In high school, I learned that taller people (most often men) are more likely to receive higher paying jobs, hold high ranking political office, marry and have more children than their shorter counterparts. In college, I learned that Fortune 500 CEOs and US presidents are on average 3 inches taller than the average American man, and that every inch of height amounts to a salary increase of almost $800 a year. By the time I landed my first real job, it hit me: heightism, a form of discrimination based on height, is as prominent in Western culture as the high-heeled shoe.
A recent study conducted by Princeton economists Anne case and Christina Paxson, however, sheds new light on this sad social reality. In their controversial article, "Stature and Status: Height, Ability and Labor Market Outcomes", case and Paxson argue that on average taller people earn more because they are actually smarter. Needless to say, processing the implications of this information is no easy feat (even, I imagine, for someone at the top of the growth chart). If there is a positive correlation between intelligence and height, what does this mean for, well, people like me?
Given that Asian populations have been historically shorter than most other racial groups (although there have been recent height increases in China and South Korea due to a change in diet), upon first glance things look pretty grim. Not only are we supposed to be submissive and docile and really bad at dancing, but now we are supposed to be dumb, too!
Thus, intelligent (well-paid) members of the Asian American community like Jerry Yang, Mira Nair and Vera Wang are anomaliesmere blips on the taller person's radar-while the rest of us vertically challenged folk have little hope. This seems unlikely at a time when California's most selective state-run school, the University of California, Berkeley, is struggling to keep its campus diverse. Asian Pacific Islanders were 41.4 percent of the student population last year, surpassing all other racial and ethnic groups. Yep, higher education institutions throughout the country, not to mention Fortune 500 companies, research laboratories and Hollywood studios have watched as short-legged, big-brained Asian Americans make small but meaningful cracks in that shiny "glass ceiling."
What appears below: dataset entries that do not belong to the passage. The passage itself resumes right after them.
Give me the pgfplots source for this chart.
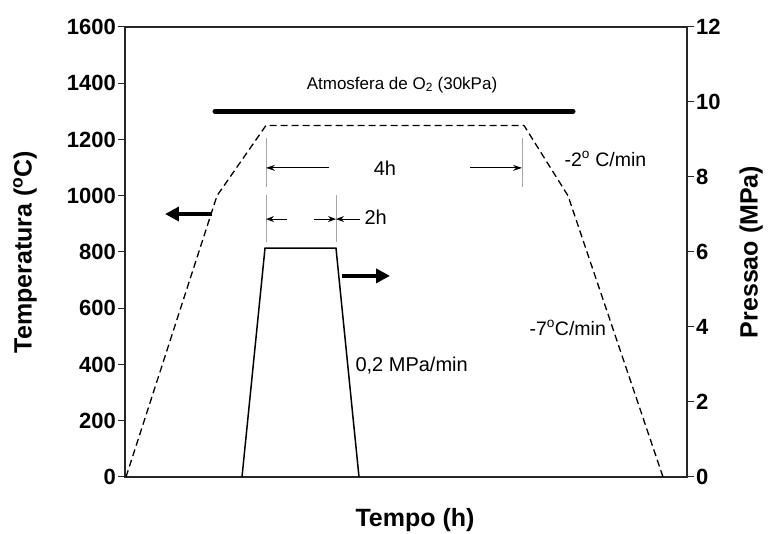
\documentclass[border=0pt]{standalone}
\usepackage{fontspec}
\setmainfont{Liberation Sans}
\usepackage{pgfplots}
\pgfplotsset{compat=1.18}
\usetikzlibrary{arrows.meta}

\begin{document}
\begin{tikzpicture}[x=1pt,y=1pt]
\useasboundingbox (0,0) rectangle (772,534);
% temperature axis (left)
\begin{axis}[
  at={(125pt,57pt)}, anchor=south west,
  scale only axis, width=562pt, height=450pt,
  xmin=0, xmax=562, ymin=0, ymax=1600,
  xtick=\empty, ytick={0,200,...,1600},
  ytick pos=left, tick align=outside,
  major tick length=7pt,
  axis line style={line width=1.3pt, black!85},
  every tick/.style={line width=1pt, black!85},
  /pgf/number format/assume math mode=true,
  /pgf/number format/1000 sep={},
  yticklabel style={font=\fontsize{22}{24}\selectfont\bfseries, inner sep=2pt},
  xlabel={Tempo (h)},
  ylabel={Temperatura (\textsuperscript{o}C)},
  label style={font=\fontsize{25}{27}\selectfont\bfseries},
  xlabel style={at={(axis description cs:0.516,-0.096)}, anchor=center},
  ylabel style={at={(axis description cs:-0.178,0.5)}, anchor=center},
  clip=false,
]
% heating / dwell / cooling profile
\addplot[black, line width=1.3pt, dash pattern=on 7pt off 4pt]
  coordinates {(1,0) (92,1000) (141,1250) (399,1250) (443,1000) (538,0)};
% oxygen atmosphere bar
\addplot[black, line width=5pt, line cap=round]
  coordinates {(90,1300) (448,1300)};

\node[font=\fontsize{17}{18}\selectfont] at (axis cs:277,1394)
  {Atmosfera de O\textsubscript{2} (30kPa)};

% 4 h dwell markers
\draw[gray!70, line width=1pt] (axis cs:141,1205) -- (axis cs:141,1031);
\draw[gray!70, line width=1pt] (axis cs:397,1205) -- (axis cs:397,1031);
\draw[black, line width=1pt, -{Stealth[length=9pt,width=6pt]}]
  (axis cs:204,1099) -- (axis cs:141,1099);
\draw[black, line width=1pt, -{Stealth[length=9pt,width=6pt]}]
  (axis cs:345,1099) -- (axis cs:397,1099);
\node[font=\fontsize{20}{22}\selectfont] at (axis cs:260,1099) {4h};

% 2 h pressure markers
\draw[gray!70, line width=1pt] (axis cs:141,1003) -- (axis cs:141,836);
\draw[gray!70, line width=1pt] (axis cs:211,1003) -- (axis cs:211,836);
\draw[black, line width=1pt, -{Stealth[length=8pt,width=6pt]}]
  (axis cs:162,917) -- (axis cs:141,917);
\draw[black, line width=1pt, -{Stealth[length=8pt,width=6pt]}]
  (axis cs:189,917) -- (axis cs:211,917);
\draw[black, line width=1pt, -{Stealth[length=8pt,width=6pt]}]
  (axis cs:235,917) -- (axis cs:211,917);
\node[font=\fontsize{20}{22}\selectfont, anchor=west] at (axis cs:236,924) {2h};

% axis pointers
\draw[black, line width=4.5pt, -{Triangle[length=14pt,width=14pt]}]
  (axis cs:87,935) -- (axis cs:40,935);
\draw[black, line width=4.5pt, -{Triangle[length=14pt,width=14pt]}]
  (axis cs:217,715) -- (axis cs:265,715);

% rates
\node[font=\fontsize{19.5}{22}\selectfont, anchor=west] at (axis cs:436,1131)
  {-2\textsuperscript{o} C/min};
\node[font=\fontsize{19.5}{22}\selectfont, anchor=west] at (axis cs:401,530)
  {-7\textsuperscript{o}C/min};
\node[font=\fontsize{20}{22}\selectfont, anchor=west] at (axis cs:227,398)
  {0,2 MPa/min};
\end{axis}

% pressure axis (right)
\begin{axis}[
  at={(125pt,57pt)}, anchor=south west,
  scale only axis, width=562pt, height=450pt,
  xmin=0, xmax=562, ymin=0, ymax=12,
  ytick={0,2,...,12},
  axis y line*=right, axis x line=none,
  tick align=outside, major tick length=7pt,
  axis line style={line width=1.3pt, black!85},
  every tick/.style={line width=1pt, black!85},
  /pgf/number format/assume math mode=true,
  yticklabel style={font=\fontsize{22}{24}\selectfont\bfseries, inner sep=2pt},
  ylabel={Pressao (MPa)},
  label style={font=\fontsize{25}{27}\selectfont\bfseries},
  ylabel style={at={(axis description cs:1.114,0.5)}, anchor=center},
  clip=false,
]
\addplot[black, line width=1.5pt]
  coordinates {(117,0) (140,6.1) (211,6.1) (234,0)};
\end{axis}
\end{tikzpicture}
\end{document}
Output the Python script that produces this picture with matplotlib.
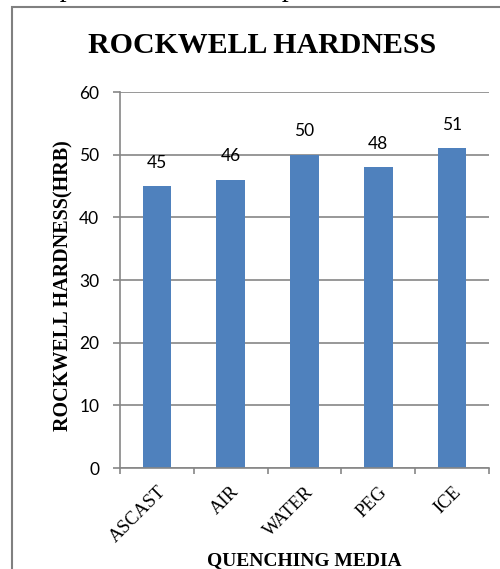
import matplotlib
matplotlib.use('Agg')
import matplotlib.pyplot as plt
import matplotlib.patches as mpatches
import matplotlib.transforms as mtransforms
import numpy as np

# Data
media = ['ASCAST', 'AIR', 'WATER', 'PEG', 'ICE']
hardness = [45, 46, 50, 48, 51]
y_ticks = [0, 10, 20, 30, 40, 50, 60]

barColor = '#4F81BD'
gridColor = '#868686'
borderColor = '#808080'
serif = 'Liberation Serif'
sans = 'Lato'

fig = plt.figure(figsize=(5.0, 5.69), dpi=100)
ax = fig.add_axes([0.24, 0.1775, 0.738, 0.6608])

x = np.arange(len(media))
ax.bar(x, hardness, width=0.39, color=barColor, zorder=2)

# Value labels above the bars
for xi, v in zip(x, hardness):
    ax.annotate(str(v), (xi, v), xytext=(0, 11), textcoords='offset points',
                ha='center', va='bottom', fontsize=12.5, family=sans, color='black')

ax.set_xlim(-0.5, len(media) - 0.5)
ax.set_ylim(0, 60)
ax.set_yticks(y_ticks)
ax.set_yticklabels([str(t) for t in y_ticks], family=sans, fontsize=12.5)
ax.yaxis.grid(True, color=gridColor, linewidth=1.2, zorder=0)
ax.set_axisbelow(True)

# Category labels sit at bar centres, tick marks sit between categories
ax.set_xticks(x)
ax.set_xticklabels(media, rotation=45, ha='right', rotation_mode='anchor',
                   va='top', family=serif, fontsize=13.5)
shift = mtransforms.ScaledTranslation(-3 / 100, 0, fig.dpi_scale_trans)
for lbl in ax.get_xticklabels():
    lbl.set_transform(lbl.get_transform() + shift)
ax.set_xticks(np.arange(len(media) + 1) - 0.5, minor=True)
ax.tick_params(axis='x', which='major', length=0, pad=11)
ax.tick_params(axis='x', which='minor', length=4, color=gridColor, width=1.2)
ax.tick_params(axis='y', length=5, color=gridColor, width=1.2, pad=10)

for side in ['top', 'right']:
    ax.spines[side].set_visible(False)
for side in ['left', 'bottom']:
    ax.spines[side].set_color(gridColor)
    ax.spines[side].set_linewidth(1.2)

# Titles
fig.text(0.524, 1 - 53 / 569, 'ROCKWELL HARDNESS', ha='center', va='baseline',
         family=serif, fontsize=21.5, fontweight='bold')
fig.text(0.609, 4 / 569, 'QUENCHING MEDIA', ha='center', va='baseline',
         family=serif, fontsize=14, fontweight='bold')
fig.text(63 / 500, 1 - 286 / 569, 'ROCKWELL HARDNESS(HRB)', ha='center', va='center',
         rotation=90, family=serif, fontsize=14.5, fontweight='bold')

# Surrounding frame and clipped page text above it
border = mpatches.Rectangle((12 / 500, -0.05), 1.0, 1.05 - 7 / 569, transform=fig.transFigure,
                            fill=False, edgecolor=borderColor, linewidth=1.5)
fig.patches.append(border)
fig.text(12 / 500, 1 + 4 / 569, 'compared to as cast samples.', ha='left', va='baseline',
         family=serif, fontsize=20)

fig.savefig('out.png', dpi=100)
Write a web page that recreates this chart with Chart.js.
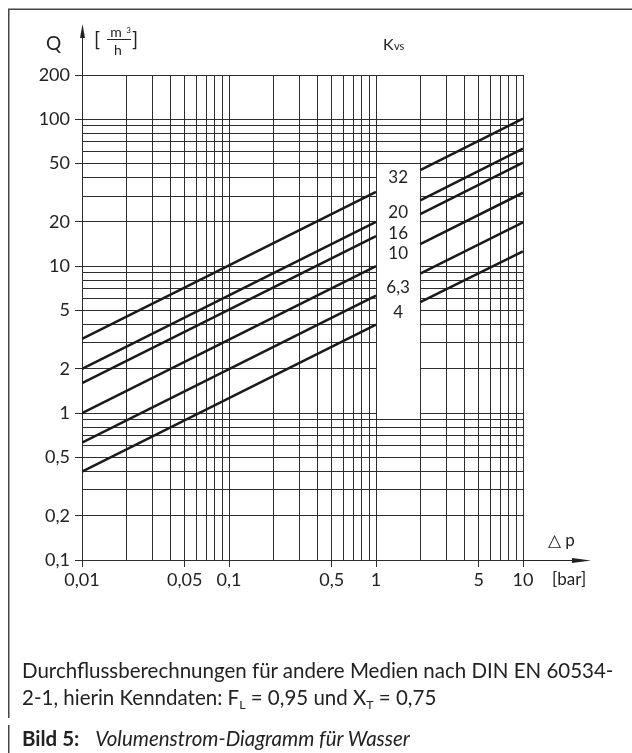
<!DOCTYPE html>
<html lang="de">
<head>
<meta charset="utf-8">
<title>Volumenstrom-Diagramm für Wasser</title>
<script src="https://cdn.jsdelivr.net/npm/chart.js@4.4.1/dist/chart.umd.min.js"></script>
<style>
  html, body { margin: 0; padding: 0; background: #fff; }
  #wrap { position: relative; width: 632px; height: 753px; overflow: hidden; }
  #chart { position: absolute; left: 0; top: 0; }
  .note { position: absolute; left: 22px; font-family: Lato, sans-serif; font-size: 20.5px; line-height: 24px; color: #222; white-space: nowrap; }
  .note sub { font-size: 60%; vertical-align: -0.3em; line-height: 0; }
</style>
</head>
<body>
<div id="wrap">
  <canvas id="chart" width="632" height="753"></canvas>
  <div class="note" style="top:658px">Durchflussberechnungen für andere Medien nach DIN EN 60534-</div>
  <div class="note" style="top:685px">2-1, hierin Kenndaten: F<sub>L</sub> = 0,95 und X<sub>T</sub> = 0,75</div>
  <div class="note" style="top:726px"><b>Bild 5:</b>&nbsp;&nbsp; <i>Volumenstrom-Diagramm für Wasser</i></div>
</div>
<script>
const kvsLabels = ['32', '20', '16', '10', '6,3', '4'];
const qAt001 = [3.2, 2.0, 1.6, 1.0, 0.63, 0.4];
const qAt1 = [32, 20, 16, 10, 6.3, 4];
const qAt2 = [45, 28, 22.6, 14.1, 8.9, 5.7];
const qAt10 = [101, 63, 50.6, 31.6, 19.9, 12.6];
// Höhe der Kvs-Beschriftung in der Lücke (Q-Werte)
const labelQ = [40, 23.3, 16.7, 12.1, 7.2, 4.8];

// Gitterlinien und beschriftete Werte
const xGrid = [0.01, 0.02, 0.03, 0.04, 0.05, 0.06, 0.07, 0.08, 0.09,
  0.1, 0.2, 0.3, 0.4, 0.5, 0.6, 0.7, 0.8, 0.9,
  1, 2, 3, 4, 5, 6, 7, 8, 9, 10];
const yGrid = [0.1, 0.2, 0.3, 0.4, 0.5, 0.6, 0.7, 0.8, 0.9,
  1, 2, 3, 4, 5, 6, 7, 8, 9,
  10, 20, 30, 40, 50, 60, 70, 80, 90, 100, 200];
const xTickLabels = [0.01, 0.05, 0.1, 0.5, 1, 5, 10];
const yTickLabels = [0.1, 0.2, 0.5, 1, 2, 5, 10, 20, 50, 100, 200];

// Lücke im Diagramm zwischen 1 und 2 bar
const gapX = [1, 2];
const gapY = [0.9, 50];

const FONT = 'Lato, sans-serif';
const INK = '#222';
const GRID = '#2e2e2e';

function hasLabel(list, v) {
  return list.some(t => Math.abs(t - v) <= t * 1e-6);
}

function fmt(v) {
  return String(v).replace('.', ',');
}

const datasets = [];
for (let i = 0; i < kvsLabels.length; i++) {
  datasets.push({
    label: 'Kvs ' + kvsLabels[i],
    data: [{x: 0.01, y: qAt001[i]}, {x: 1, y: qAt1[i]}]
  });
  datasets.push({
    label: 'Kvs ' + kvsLabels[i] + ' (2-10 bar)',
    data: [{x: 2, y: qAt2[i]}, {x: 10, y: qAt10[i]}]
  });
}

function px(v) {
  return Math.round(v - 0.5);
}

const diagramPlugin = {
  id: 'diagram',
  beforeDraw(chart) {
    const c = chart.ctx;
    c.save();
    c.strokeStyle = '#444';
    c.lineWidth = 1.5;
    c.beginPath();
    c.moveTo(8, 9.25);
    c.lineTo(632, 9.25);
    c.moveTo(8.75, 9);
    c.lineTo(8.75, 718);
    c.moveTo(8.75, 725);
    c.lineTo(8.75, 753);
    c.stroke();
    c.restore();
  },
  beforeDatasetsDraw(chart) {
    const x = chart.scales.x, y = chart.scales.y;
    const c = chart.ctx;
    const left = px(x.getPixelForValue(gapX[0])) + 1;
    const right = px(x.getPixelForValue(gapX[1]));
    const top = px(y.getPixelForValue(gapY[1])) + 1;
    const bottom = px(y.getPixelForValue(gapY[0]));
    c.save();
    c.fillStyle = '#fff';
    c.fillRect(left, top, right - left, bottom - top);
    c.restore();
  },
  afterDraw(chart) {
    const x = chart.scales.x, y = chart.scales.y;
    const area = chart.chartArea;
    const c = chart.ctx;
    c.save();
    c.fillStyle = INK;
    c.strokeStyle = '#222';

    // Pfeil der Q-Achse
    const ax = px(area.left) + 0.5;
    c.lineWidth = 1;
    c.beginPath();
    c.moveTo(ax, area.top);
    c.lineTo(ax, 32);
    c.stroke();
    c.beginPath();
    c.moveTo(ax, 24);
    c.lineTo(ax - 2.5, 38);
    c.lineTo(ax + 2.5, 38);
    c.closePath();
    c.fill();

    // Pfeil der Δp-Achse
    const ay = px(area.bottom) + 0.5;
    c.beginPath();
    c.moveTo(area.right, ay);
    c.lineTo(580, ay);
    c.stroke();
    c.beginPath();
    c.moveTo(591, ay);
    c.lineTo(572, ay - 2.5);
    c.lineTo(572, ay + 2.5);
    c.closePath();
    c.fill();

    // Achsentitel
    c.textBaseline = 'alphabetic';
    c.textAlign = 'left';
    c.font = '19px ' + FONT;
    c.fillText('Q', 46, 50);
    c.font = '20px ' + FONT;
    c.fillText('[', 94, 46);
    c.fillText(']', 132, 46);
    c.font = '14px ' + FONT;
    c.textAlign = 'center';
    c.fillText('m', 116, 37);
    c.fillText('h', 118, 55);
    c.font = '8px ' + FONT;
    c.fillText('3', 128.5, 33);
    c.lineWidth = 1;
    c.beginPath();
    c.moveTo(107, 39.5);
    c.lineTo(131, 39.5);
    c.stroke();

    c.textAlign = 'left';
    c.font = '16px ' + FONT;
    c.fillText('K', 383, 50);
    c.font = '11px ' + FONT;
    c.fillText('vs', 394, 50);

    c.font = '17px ' + FONT;
    c.fillText('\u25B3 p', 548, 546);
    c.fillText('[bar]', 552, 585);

    // Kvs-Werte in der Lücke
    c.font = '17px ' + FONT;
    c.textAlign = 'center';
    c.textBaseline = 'middle';
    const cx = (x.getPixelForValue(gapX[0]) + x.getPixelForValue(gapX[1])) / 2;
    for (let i = 0; i < kvsLabels.length; i++) {
      c.fillText(kvsLabels[i], cx, y.getPixelForValue(labelQ[i]));
    }
    c.restore();
  }
};

new Chart(document.getElementById('chart'), {
  type: 'line',
  data: { datasets: datasets },
  options: {
    responsive: false,
    animation: false,
    devicePixelRatio: 1,
    spanGaps: false,
    layout: { padding: { top: 75, right: 109, bottom: 153, left: 0 } },
    elements: {
      line: { borderColor: '#1a1a1a', borderWidth: 2.5, tension: 0, fill: false },
      point: { radius: 0, hoverRadius: 0 }
    },
    plugins: {
      legend: { display: false },
      tooltip: { enabled: false },
      title: { display: false }
    },
    scales: {
      x: {
        type: 'logarithmic',
        min: 0.01,
        max: 10,
        afterBuildTicks: (scale) => { scale.ticks = xGrid.map(v => ({ value: v })); },
        afterFit: (scale) => { scale.height = 40; },
        grid: {
          color: GRID,
          lineWidth: 1,
          drawTicks: true,
          tickLength: 7,
          tickColor: (ctx) => (ctx.tick && hasLabel(xTickLabels, ctx.tick.value)) ? GRID : 'rgba(0,0,0,0)'
        },
        border: { display: true, color: GRID, width: 1 },
        ticks: {
          autoSkip: false,
          maxRotation: 0,
          minRotation: 0,
          padding: 2,
          color: INK,
          font: { family: FONT, size: 18 },
          callback: (v) => hasLabel(xTickLabels, v) ? fmt(v) : ''
        }
      },
      y: {
        type: 'logarithmic',
        min: 0.1,
        max: 200,
        afterBuildTicks: (scale) => { scale.ticks = yGrid.map(v => ({ value: v })); },
        afterFit: (scale) => { scale.width = 82; },
        grid: {
          color: GRID,
          lineWidth: 1,
          drawTicks: true,
          tickLength: 7,
          tickColor: (ctx) => (ctx.tick && hasLabel(yTickLabels, ctx.tick.value)) ? GRID : 'rgba(0,0,0,0)'
        },
        border: { display: true, color: GRID, width: 1 },
        ticks: {
          autoSkip: false,
          padding: 5,
          color: INK,
          font: { family: FONT, size: 18 },
          callback: (v) => hasLabel(yTickLabels, v) ? fmt(v) : ''
        }
      }
    }
  },
  plugins: [diagramPlugin]
});
</script>
</body>
</html>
In fact, the achievements of Asian Americans, despite our shorter stature, may help debunk case and Paxson's findings altogether. According to the US Census Bureau, Asian Americans currently have the highest proportion of college graduates (49 percent) and the highest median household income ($57,500) of any racial or ethnic group in the country (although this data can be misleading as it masks over the Asian American groups who lack education and live in poverty). It doesn't seem to matter that on average an Asian person is 3 to 4 inches shorter than a person of Caucasian descent. Our ability to achieve high degrees of academic and financial success renders much of this research useless.
Or does it?
What about that super anxious kid in math class? The girl with slanted eyes and straight black hair, wearing a shirt whose label reads Made in Korea, although she certainly was not. You know the one. The kid everyone expects to be really smart and good at taking tests, who not-so-secretly stinks at math almost as much as she stinks at taking tests. Have case and Paxson's findings finally set me free? Can Asian Americans everywhere breathe a sigh of relief, grateful that now we do not have to be smart and good at everything?
Perhaps it is too soon to tell. Perhaps this height and intelligence hypothesis needs more looking into. Hopefully, case and Paxon's article is just the beginning of a long body of literature full of endless possibilities, the tang at the edge of a tape measure.